Motivated by representation theory and the mathematical structure of quantum mechanics, Murray and von Neumann laid the groundwork for operator algebras in the 1930's. The area blossomed into several research communities, but the common basic structure is a *-subalgebra of the algebra of bounded linear operators on a Hilbert space. This setting encapsulates infinite-dimensional spectral theory and provides a beautiful platform in which to study non-commutative generalizations of classical mathematics, including topology (C*-algebras), measure theory (von Neumann algebras), geometry (non-commutative geometry), probability (free probability) and information theory (quantum information theory).

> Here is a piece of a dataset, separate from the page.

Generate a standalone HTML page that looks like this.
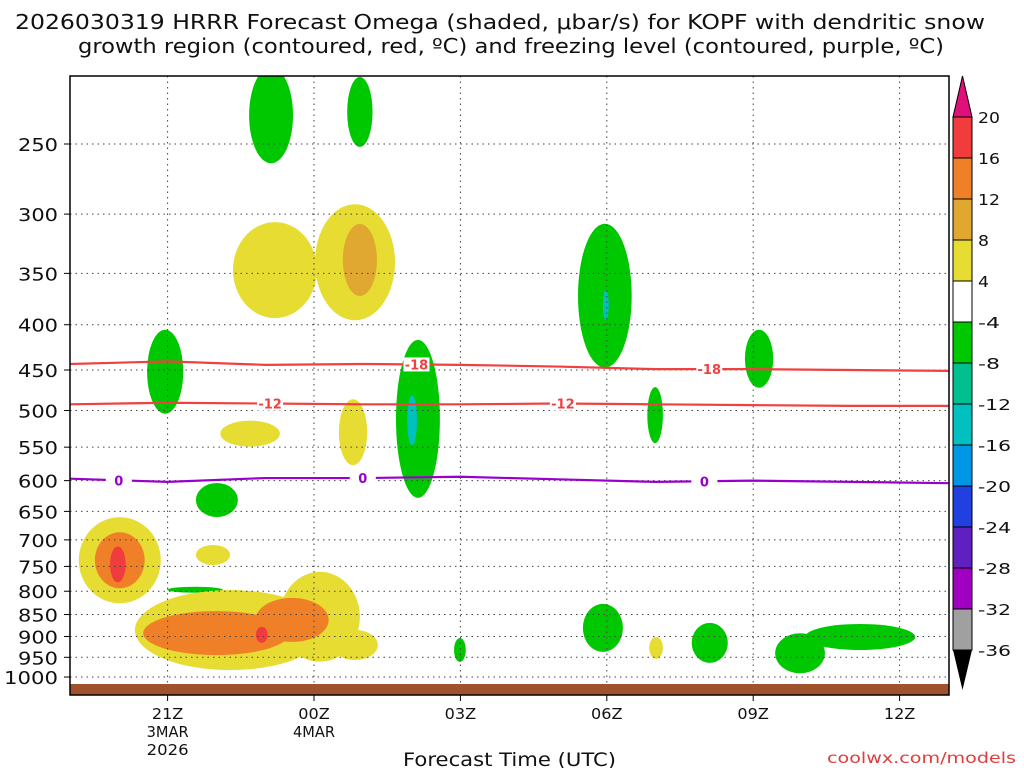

The past decade has witnessed a burst of interactions between operator algebras and quantum information theory, including quantum error correction, entanglement distillation, entropy theory, non-local games and self-testing, entanglement in quantum field theory, and most notably, connections with, and recent negative solution to, Connes' Embedding Problem -- a major problem in operator algebras dating back to the 1970's.
My current research within this area includes holographic quantum error correction in quantum field theory, quantum no-signalling correlations, and self-testing.
Abstract harmonic analysis originated in the 1930's through the pioneering work of Pontryagin, van Kampen, and Weil, who generalized classical Fourier analysis (i.e., Fourier series, Fourier transforms, etc.) to the level of locally compact abelian groups. The primary feature of this theory is duality, where every locally compact abelian group G is assigned a dual group G^, which becomes a signifant tool in studying G and various function spaces associated to it. The attempt to generalize this duality to the non-abelian setting led to the theory of quantum groups, a mathematically rich subject at the interface between harmonic analysis, operator algebras, and mathematical physics.
My current research in this area includes operator module theoretic characterizations of quantum group approximation properties.